### [Your objective]
Return precisely the span of lines from the top of the material below to the line containing "cold_500 = [42.1]", both included. Pictures are excluded.

### [Given information]
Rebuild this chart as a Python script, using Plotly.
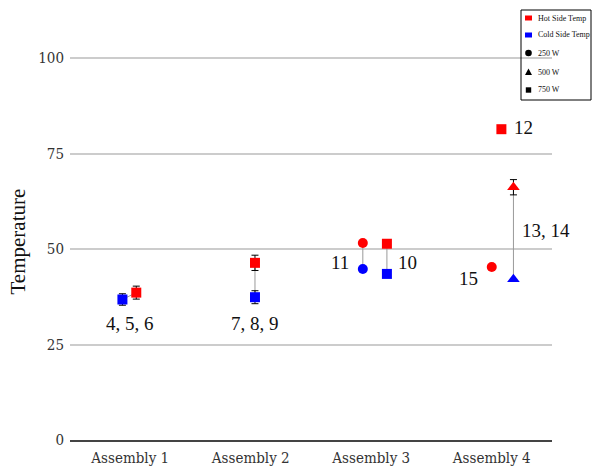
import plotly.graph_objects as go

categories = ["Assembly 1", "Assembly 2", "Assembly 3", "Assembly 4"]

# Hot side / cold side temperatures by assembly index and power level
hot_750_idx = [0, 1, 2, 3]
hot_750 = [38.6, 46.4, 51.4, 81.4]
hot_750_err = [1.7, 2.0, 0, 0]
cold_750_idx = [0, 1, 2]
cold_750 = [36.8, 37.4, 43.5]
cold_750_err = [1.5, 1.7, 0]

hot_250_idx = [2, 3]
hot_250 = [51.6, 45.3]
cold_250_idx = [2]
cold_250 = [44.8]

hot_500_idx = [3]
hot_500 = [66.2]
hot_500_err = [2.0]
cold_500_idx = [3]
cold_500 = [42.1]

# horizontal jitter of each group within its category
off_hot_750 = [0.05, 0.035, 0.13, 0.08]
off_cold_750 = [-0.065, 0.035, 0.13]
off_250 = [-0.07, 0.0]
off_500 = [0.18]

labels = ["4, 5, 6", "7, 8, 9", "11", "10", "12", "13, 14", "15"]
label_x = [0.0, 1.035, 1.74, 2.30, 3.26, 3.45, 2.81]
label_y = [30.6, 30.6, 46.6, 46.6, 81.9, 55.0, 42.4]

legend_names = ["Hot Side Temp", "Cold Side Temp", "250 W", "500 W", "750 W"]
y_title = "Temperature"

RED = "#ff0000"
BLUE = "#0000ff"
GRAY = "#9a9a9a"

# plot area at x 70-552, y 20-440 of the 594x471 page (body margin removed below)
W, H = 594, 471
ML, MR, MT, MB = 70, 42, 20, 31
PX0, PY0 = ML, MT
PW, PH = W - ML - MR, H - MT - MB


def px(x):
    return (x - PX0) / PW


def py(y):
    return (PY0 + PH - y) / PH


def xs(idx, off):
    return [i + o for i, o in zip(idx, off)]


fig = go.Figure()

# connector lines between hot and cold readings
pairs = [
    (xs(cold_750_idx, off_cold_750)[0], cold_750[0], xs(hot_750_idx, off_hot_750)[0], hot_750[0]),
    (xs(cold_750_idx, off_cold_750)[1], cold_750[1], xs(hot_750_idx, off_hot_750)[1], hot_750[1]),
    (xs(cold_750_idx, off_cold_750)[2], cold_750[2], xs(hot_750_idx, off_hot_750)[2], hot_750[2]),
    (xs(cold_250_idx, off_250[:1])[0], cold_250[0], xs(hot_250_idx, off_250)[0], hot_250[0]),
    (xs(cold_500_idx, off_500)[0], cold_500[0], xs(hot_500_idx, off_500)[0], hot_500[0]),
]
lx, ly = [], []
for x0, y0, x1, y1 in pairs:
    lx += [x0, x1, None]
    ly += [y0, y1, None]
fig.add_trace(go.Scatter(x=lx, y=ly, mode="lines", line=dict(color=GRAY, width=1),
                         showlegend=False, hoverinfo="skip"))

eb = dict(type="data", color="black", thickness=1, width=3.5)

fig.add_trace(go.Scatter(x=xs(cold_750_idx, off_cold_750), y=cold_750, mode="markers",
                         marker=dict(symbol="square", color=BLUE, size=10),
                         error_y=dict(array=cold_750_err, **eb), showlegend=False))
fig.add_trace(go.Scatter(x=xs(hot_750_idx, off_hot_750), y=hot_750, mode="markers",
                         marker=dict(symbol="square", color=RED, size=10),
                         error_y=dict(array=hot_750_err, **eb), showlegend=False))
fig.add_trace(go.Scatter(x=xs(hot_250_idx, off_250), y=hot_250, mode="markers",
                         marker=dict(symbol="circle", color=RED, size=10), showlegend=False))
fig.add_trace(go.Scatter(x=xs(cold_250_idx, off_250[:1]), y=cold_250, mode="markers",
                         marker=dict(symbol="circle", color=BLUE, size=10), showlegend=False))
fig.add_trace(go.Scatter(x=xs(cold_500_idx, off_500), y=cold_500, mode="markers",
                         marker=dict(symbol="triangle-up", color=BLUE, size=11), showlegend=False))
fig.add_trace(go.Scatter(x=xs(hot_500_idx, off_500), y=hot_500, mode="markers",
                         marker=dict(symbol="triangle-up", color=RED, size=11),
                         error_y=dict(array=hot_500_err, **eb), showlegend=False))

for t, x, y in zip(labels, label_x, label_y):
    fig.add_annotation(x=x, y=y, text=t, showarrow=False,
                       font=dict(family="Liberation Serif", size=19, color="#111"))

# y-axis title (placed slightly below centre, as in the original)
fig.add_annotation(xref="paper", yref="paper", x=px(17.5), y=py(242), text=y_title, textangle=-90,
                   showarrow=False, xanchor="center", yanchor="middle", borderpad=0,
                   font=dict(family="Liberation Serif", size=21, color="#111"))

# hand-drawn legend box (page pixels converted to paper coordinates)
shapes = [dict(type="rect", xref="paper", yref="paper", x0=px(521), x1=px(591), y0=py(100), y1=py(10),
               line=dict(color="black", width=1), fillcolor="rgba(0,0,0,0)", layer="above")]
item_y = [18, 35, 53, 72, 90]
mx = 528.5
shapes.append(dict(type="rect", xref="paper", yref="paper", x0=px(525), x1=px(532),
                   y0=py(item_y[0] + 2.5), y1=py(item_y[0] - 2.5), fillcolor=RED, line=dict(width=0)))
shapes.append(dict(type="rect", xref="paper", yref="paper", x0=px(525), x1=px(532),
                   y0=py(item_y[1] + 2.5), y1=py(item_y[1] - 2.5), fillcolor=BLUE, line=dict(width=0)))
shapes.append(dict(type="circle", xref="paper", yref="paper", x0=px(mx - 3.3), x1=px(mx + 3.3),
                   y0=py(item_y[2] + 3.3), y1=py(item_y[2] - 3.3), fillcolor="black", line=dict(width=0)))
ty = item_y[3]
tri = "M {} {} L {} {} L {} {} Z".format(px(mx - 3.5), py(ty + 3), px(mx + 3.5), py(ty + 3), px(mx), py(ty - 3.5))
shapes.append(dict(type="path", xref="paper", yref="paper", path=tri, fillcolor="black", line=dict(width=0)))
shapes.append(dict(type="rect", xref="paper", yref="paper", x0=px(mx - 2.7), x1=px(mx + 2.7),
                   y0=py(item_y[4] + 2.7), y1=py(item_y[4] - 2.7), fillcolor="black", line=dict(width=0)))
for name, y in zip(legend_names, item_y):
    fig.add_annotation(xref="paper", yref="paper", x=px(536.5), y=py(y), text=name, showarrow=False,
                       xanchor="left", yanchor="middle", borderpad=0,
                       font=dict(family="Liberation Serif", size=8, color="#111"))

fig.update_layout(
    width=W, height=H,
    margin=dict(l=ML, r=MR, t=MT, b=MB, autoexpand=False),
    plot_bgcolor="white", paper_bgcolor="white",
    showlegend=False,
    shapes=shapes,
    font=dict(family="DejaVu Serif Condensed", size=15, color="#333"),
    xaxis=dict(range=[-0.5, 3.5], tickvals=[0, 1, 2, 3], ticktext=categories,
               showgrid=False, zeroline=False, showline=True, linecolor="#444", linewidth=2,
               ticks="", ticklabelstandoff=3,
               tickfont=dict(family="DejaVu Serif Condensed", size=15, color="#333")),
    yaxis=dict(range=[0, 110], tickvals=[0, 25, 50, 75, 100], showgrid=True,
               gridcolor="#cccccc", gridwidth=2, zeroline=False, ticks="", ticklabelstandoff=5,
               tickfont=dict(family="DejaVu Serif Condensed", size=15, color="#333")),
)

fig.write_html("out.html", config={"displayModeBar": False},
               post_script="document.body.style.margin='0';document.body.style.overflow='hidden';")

### [Output for this task]
Rebuild this chart as a Python script, using Plotly.
import plotly.graph_objects as go

categories = ["Assembly 1", "Assembly 2", "Assembly 3", "Assembly 4"]

# Hot side / cold side temperatures by assembly index and power level
hot_750_idx = [0, 1, 2, 3]
hot_750 = [38.6, 46.4, 51.4, 81.4]
hot_750_err = [1.7, 2.0, 0, 0]
cold_750_idx = [0, 1, 2]
cold_750 = [36.8, 37.4, 43.5]
cold_750_err = [1.5, 1.7, 0]

hot_250_idx = [2, 3]
hot_250 = [51.6, 45.3]
cold_250_idx = [2]
cold_250 = [44.8]

hot_500_idx = [3]
hot_500 = [66.2]
hot_500_err = [2.0]
cold_500_idx = [3]
cold_500 = [42.1]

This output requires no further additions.